Post due by Tuesday at 12am (midnight)
Comment due by Thursday 12am (midnight)
Comment due by Thursday 12am (midnight)
For this blog assignment, you are welcome to consider one of
two prompts below.
1. In class last week, we discussed the ways in which
Frankenstein’s monster (as the object of anxieties or fears of otherness or
deviancy) might provide an occasion to think about race, class, or gender. We
will have an opportunity as well to think about how Dracula also, and differently,
can be understood in terms of class, race, and gender. For this post, I’d be
interested to see examples or readings that advance an understanding of how
either of these monsters stand-in for, or represent, aspects of race, class, or
gender. Be sure to back your reading up with details from either the novel or
the film.
2. For many people, the name Frankenstein often conjures up an image
of a green-skinned, square-headed monsters with bolts in his neck, who is both slow and stupid.

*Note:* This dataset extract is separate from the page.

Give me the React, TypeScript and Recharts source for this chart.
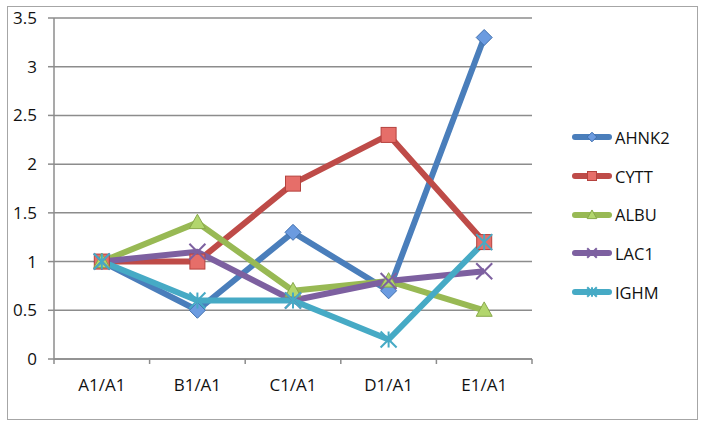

Of course,
this has in part to do with the film adaptation of Frankenstein in 1931, but there seems to be more to this. What do
you make of the transformation of Frankenstein’s monster from Shelley’s novel to the various other incarnations? How has the monster changed? Why do you
think the name Frankenstein is so firmly tied to the monster,
when, if fact, Frankenstein's monster remains nameless?